Short problem:
Take the lines of the data below from the very first through the line containing "from matplotlib.ticker import" and output them exactly, pictures excluded.

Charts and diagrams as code
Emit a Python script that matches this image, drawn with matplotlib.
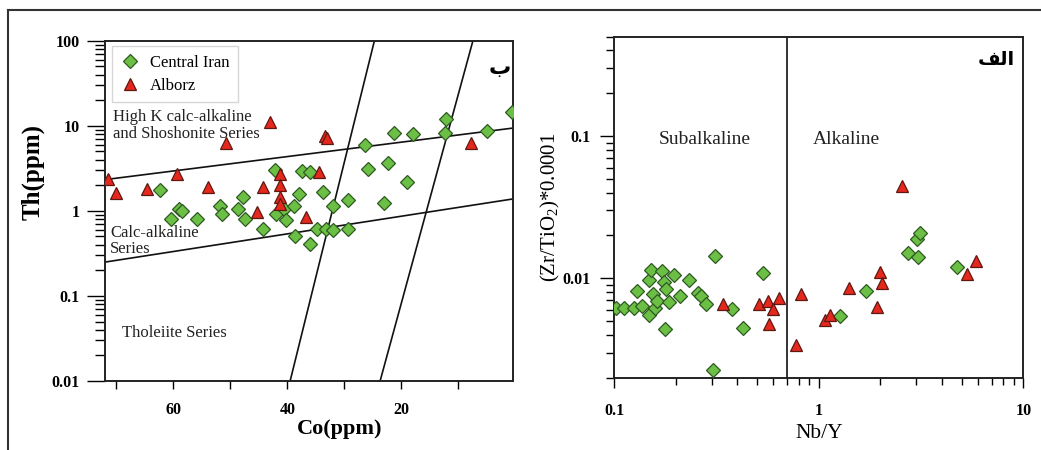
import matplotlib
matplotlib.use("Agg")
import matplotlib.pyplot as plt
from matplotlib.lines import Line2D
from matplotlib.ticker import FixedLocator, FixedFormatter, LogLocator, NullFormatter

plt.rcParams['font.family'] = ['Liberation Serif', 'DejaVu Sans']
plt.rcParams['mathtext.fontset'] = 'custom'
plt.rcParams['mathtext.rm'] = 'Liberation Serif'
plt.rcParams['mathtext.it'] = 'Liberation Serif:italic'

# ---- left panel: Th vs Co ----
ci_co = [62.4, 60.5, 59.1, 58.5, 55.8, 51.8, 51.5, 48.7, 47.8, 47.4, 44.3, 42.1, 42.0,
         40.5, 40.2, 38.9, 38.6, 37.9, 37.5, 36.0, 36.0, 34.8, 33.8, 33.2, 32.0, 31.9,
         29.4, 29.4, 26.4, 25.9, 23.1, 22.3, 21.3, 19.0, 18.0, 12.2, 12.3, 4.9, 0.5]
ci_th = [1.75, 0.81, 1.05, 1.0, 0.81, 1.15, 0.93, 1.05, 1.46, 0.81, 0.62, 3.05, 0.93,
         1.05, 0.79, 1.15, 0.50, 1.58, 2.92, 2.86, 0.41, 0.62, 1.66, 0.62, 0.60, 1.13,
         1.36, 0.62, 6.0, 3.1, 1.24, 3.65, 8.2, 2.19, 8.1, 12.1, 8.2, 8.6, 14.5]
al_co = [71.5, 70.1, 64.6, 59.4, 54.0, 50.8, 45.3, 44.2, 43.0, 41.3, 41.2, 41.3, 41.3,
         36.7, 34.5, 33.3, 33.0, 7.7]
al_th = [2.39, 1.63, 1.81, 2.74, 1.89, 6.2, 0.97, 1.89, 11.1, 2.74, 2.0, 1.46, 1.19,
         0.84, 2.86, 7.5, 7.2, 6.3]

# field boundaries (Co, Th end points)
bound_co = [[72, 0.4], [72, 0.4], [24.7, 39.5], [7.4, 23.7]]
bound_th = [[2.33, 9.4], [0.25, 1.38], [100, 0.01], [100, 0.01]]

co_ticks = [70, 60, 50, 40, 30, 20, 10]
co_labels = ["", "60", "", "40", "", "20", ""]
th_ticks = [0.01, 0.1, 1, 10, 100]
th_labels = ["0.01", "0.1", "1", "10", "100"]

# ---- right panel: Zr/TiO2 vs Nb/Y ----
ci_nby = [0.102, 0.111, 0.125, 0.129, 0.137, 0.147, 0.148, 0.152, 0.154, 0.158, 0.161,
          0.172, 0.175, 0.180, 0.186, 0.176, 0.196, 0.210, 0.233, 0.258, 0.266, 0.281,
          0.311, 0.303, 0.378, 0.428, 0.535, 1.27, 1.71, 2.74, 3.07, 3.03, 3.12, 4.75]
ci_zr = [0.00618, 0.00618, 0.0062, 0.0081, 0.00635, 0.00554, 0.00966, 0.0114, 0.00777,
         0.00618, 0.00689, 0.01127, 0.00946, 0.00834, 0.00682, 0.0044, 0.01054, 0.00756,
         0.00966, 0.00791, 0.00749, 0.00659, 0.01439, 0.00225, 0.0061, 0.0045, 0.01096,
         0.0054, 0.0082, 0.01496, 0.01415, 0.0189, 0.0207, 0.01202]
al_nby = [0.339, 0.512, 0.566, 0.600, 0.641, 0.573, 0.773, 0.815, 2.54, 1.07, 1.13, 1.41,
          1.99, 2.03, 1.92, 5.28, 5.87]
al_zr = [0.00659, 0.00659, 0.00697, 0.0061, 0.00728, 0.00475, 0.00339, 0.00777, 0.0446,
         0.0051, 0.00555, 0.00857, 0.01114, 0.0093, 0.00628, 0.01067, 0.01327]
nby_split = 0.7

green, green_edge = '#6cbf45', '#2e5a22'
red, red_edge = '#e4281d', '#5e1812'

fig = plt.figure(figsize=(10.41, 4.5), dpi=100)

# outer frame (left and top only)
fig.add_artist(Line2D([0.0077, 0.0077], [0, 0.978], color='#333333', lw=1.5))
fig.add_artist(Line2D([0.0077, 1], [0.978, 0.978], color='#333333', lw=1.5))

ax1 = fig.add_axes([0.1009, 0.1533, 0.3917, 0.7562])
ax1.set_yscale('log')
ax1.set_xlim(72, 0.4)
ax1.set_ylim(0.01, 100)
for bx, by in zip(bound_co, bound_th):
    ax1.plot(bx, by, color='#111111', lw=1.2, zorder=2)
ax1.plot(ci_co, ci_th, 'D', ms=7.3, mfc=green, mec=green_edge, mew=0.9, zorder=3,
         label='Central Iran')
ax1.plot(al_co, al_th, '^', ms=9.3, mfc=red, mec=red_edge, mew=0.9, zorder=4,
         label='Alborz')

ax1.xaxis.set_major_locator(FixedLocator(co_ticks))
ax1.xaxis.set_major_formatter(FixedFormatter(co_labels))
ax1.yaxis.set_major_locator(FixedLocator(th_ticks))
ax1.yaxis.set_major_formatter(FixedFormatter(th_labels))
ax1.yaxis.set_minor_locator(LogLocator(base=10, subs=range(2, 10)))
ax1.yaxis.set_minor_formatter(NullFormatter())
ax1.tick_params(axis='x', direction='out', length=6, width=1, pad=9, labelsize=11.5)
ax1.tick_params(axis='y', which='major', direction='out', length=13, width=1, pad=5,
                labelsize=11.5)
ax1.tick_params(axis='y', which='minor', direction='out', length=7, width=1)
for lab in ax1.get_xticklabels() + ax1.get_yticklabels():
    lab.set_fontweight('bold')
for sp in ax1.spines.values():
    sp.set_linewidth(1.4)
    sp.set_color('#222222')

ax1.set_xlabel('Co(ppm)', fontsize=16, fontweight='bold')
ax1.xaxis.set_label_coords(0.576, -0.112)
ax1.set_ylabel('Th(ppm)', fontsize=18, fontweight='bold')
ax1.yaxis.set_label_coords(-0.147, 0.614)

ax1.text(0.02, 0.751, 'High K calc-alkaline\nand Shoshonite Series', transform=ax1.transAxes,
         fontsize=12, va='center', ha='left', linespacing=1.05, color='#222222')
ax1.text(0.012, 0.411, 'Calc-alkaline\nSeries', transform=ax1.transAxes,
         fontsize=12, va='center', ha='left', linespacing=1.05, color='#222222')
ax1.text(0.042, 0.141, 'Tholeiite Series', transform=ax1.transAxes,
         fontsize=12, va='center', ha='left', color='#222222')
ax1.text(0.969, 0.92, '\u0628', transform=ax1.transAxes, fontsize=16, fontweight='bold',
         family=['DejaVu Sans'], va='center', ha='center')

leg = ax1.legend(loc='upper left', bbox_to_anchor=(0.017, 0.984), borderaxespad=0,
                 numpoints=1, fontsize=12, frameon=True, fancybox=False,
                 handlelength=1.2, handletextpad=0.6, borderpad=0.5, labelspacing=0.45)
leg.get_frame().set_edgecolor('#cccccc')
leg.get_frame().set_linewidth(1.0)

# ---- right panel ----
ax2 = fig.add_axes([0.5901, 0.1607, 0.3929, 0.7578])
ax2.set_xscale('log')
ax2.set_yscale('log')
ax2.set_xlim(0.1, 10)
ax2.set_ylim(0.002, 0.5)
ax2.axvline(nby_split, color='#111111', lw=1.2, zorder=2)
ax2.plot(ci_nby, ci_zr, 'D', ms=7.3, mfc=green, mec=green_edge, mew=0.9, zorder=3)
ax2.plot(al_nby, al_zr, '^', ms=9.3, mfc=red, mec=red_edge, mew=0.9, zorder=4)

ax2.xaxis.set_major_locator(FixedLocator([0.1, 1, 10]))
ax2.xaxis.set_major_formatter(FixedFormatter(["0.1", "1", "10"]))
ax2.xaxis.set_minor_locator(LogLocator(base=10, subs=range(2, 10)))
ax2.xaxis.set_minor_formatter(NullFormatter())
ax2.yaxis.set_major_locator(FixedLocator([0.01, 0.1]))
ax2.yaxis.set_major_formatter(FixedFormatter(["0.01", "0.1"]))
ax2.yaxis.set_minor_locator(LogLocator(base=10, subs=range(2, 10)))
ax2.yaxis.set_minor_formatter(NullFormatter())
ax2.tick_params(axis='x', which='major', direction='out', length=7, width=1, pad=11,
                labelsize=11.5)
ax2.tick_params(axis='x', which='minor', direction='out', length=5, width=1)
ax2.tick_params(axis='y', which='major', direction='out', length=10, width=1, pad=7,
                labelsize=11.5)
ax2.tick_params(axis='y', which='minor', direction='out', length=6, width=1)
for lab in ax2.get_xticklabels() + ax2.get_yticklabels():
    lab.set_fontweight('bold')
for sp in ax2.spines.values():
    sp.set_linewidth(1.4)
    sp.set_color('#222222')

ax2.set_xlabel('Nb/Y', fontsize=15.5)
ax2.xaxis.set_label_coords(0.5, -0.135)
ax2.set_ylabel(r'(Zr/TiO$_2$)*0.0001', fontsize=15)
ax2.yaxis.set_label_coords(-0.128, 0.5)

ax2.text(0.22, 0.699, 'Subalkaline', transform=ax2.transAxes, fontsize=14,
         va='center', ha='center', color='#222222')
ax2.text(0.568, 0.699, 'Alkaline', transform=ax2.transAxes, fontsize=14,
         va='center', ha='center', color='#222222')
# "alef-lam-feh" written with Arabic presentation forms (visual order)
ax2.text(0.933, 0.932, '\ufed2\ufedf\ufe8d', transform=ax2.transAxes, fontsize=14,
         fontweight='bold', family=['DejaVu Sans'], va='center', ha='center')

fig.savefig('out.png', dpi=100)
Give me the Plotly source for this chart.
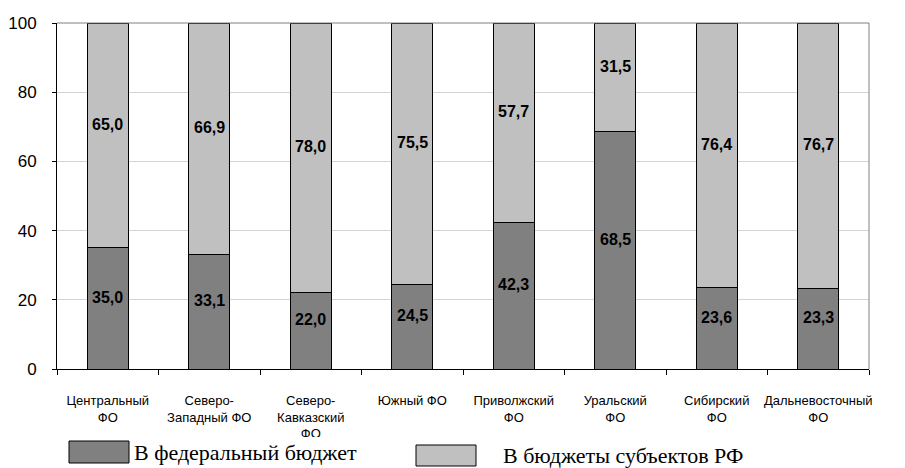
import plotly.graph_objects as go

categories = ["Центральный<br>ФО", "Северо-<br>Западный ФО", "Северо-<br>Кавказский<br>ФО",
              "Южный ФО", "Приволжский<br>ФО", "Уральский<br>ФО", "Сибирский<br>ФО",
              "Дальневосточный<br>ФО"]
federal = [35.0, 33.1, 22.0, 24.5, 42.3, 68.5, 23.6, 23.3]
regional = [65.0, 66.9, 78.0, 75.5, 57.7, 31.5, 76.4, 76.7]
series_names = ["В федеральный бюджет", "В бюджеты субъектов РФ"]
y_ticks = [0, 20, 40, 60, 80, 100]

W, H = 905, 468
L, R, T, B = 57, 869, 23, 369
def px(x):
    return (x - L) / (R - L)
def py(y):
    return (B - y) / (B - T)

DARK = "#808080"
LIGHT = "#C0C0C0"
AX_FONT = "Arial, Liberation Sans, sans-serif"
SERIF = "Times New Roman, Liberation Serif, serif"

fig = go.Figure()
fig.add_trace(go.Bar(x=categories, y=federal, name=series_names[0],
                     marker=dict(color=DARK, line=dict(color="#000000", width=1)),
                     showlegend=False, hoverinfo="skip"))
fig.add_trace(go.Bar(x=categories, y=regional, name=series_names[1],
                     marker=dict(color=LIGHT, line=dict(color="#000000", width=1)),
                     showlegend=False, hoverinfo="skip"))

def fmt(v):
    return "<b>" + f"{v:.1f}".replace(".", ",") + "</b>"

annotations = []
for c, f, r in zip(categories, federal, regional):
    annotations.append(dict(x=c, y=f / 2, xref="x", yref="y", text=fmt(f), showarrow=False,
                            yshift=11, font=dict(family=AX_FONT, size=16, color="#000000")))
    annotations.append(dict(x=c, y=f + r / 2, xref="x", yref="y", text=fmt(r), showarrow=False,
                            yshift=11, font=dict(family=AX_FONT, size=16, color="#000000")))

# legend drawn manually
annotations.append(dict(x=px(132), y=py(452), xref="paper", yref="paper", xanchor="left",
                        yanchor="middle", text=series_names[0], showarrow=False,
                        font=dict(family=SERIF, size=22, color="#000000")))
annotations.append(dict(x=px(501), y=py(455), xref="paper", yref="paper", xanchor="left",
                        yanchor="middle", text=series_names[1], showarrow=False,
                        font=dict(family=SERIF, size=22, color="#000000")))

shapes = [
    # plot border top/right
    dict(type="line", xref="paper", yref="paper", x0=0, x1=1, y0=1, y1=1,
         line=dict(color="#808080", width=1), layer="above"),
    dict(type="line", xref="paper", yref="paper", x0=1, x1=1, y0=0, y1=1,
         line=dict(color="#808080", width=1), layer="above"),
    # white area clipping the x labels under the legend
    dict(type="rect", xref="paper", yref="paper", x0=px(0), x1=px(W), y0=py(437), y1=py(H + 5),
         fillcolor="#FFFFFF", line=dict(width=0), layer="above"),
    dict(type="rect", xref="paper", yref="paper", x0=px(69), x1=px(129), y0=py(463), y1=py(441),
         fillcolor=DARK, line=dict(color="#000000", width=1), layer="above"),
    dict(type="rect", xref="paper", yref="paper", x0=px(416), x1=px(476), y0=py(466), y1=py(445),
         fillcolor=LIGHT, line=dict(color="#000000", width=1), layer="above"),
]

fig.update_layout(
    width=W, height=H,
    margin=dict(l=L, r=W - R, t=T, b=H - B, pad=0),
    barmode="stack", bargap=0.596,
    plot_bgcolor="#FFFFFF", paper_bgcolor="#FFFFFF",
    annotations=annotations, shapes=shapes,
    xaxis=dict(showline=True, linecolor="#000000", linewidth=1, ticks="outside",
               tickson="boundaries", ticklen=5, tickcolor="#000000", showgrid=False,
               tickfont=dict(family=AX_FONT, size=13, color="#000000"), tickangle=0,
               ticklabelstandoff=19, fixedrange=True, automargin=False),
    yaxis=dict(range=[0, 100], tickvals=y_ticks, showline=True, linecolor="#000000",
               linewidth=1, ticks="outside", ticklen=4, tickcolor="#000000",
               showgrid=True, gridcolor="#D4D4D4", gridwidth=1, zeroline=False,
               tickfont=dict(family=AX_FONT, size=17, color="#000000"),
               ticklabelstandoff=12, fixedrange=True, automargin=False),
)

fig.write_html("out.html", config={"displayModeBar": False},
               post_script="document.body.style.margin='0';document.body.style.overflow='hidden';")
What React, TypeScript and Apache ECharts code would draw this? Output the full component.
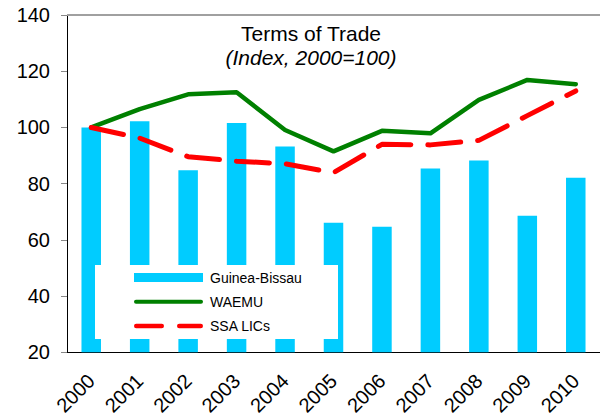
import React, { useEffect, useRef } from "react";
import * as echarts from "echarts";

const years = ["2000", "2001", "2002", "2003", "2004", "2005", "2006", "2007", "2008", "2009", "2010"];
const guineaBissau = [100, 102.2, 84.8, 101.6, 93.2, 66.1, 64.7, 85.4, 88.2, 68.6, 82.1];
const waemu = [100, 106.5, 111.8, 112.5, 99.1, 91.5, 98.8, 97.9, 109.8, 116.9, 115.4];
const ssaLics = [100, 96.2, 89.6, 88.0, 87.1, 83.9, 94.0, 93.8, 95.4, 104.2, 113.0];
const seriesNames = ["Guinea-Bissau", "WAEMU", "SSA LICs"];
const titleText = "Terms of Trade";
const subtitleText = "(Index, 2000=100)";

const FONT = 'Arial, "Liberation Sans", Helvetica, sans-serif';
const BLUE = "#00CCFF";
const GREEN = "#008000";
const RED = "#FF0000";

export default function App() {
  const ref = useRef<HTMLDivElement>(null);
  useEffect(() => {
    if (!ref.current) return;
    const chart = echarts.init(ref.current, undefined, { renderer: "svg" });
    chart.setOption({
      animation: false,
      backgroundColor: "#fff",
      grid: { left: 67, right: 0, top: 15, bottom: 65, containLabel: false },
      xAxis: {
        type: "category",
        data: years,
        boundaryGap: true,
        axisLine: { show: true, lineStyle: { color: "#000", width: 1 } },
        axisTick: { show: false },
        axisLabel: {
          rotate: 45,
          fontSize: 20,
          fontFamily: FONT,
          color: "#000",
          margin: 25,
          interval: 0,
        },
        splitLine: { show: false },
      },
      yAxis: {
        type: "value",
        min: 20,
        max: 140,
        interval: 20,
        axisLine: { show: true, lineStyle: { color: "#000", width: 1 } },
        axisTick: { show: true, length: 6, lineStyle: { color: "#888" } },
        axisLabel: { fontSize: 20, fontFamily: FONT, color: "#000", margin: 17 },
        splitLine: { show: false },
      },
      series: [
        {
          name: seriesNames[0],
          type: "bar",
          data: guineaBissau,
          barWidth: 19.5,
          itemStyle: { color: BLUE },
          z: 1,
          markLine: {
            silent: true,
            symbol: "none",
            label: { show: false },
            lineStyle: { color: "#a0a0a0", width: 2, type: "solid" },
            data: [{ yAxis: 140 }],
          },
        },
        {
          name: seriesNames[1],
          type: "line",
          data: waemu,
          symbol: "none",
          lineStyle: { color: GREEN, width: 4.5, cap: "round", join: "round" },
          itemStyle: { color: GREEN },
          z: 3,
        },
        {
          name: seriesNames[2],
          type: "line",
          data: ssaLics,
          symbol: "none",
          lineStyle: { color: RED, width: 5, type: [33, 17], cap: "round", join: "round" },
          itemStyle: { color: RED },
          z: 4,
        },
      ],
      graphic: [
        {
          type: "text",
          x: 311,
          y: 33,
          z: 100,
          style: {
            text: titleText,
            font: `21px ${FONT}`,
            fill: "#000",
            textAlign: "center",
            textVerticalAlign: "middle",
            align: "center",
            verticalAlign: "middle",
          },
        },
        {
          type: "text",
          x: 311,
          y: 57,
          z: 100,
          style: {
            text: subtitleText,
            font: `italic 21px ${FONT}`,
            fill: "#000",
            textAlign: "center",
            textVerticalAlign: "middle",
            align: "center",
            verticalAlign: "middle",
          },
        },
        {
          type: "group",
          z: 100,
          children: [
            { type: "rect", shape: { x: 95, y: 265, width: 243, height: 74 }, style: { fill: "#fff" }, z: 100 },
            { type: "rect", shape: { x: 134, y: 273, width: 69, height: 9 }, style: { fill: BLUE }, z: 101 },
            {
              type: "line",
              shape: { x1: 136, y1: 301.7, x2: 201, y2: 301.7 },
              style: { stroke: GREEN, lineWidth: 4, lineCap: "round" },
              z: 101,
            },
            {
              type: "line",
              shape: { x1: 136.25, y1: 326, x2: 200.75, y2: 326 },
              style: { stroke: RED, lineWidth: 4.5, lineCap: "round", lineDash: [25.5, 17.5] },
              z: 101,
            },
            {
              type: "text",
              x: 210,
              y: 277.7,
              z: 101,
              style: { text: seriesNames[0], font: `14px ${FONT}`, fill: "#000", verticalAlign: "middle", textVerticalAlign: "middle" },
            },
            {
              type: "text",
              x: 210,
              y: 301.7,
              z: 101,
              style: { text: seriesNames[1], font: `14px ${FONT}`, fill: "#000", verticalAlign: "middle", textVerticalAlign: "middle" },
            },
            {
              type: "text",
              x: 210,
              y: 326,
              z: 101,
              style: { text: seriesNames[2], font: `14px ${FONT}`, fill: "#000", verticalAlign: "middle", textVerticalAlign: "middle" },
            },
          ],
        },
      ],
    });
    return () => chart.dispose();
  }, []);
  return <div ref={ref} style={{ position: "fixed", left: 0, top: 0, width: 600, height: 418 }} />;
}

Exercise solution:
Emit a Python script that matches this image, drawn with matplotlib.
import matplotlib
matplotlib.use("Agg")
import matplotlib.pyplot as plt
from matplotlib.lines import Line2D
from matplotlib.ticker import FixedLocator, FixedFormatter, LogLocator, NullFormatter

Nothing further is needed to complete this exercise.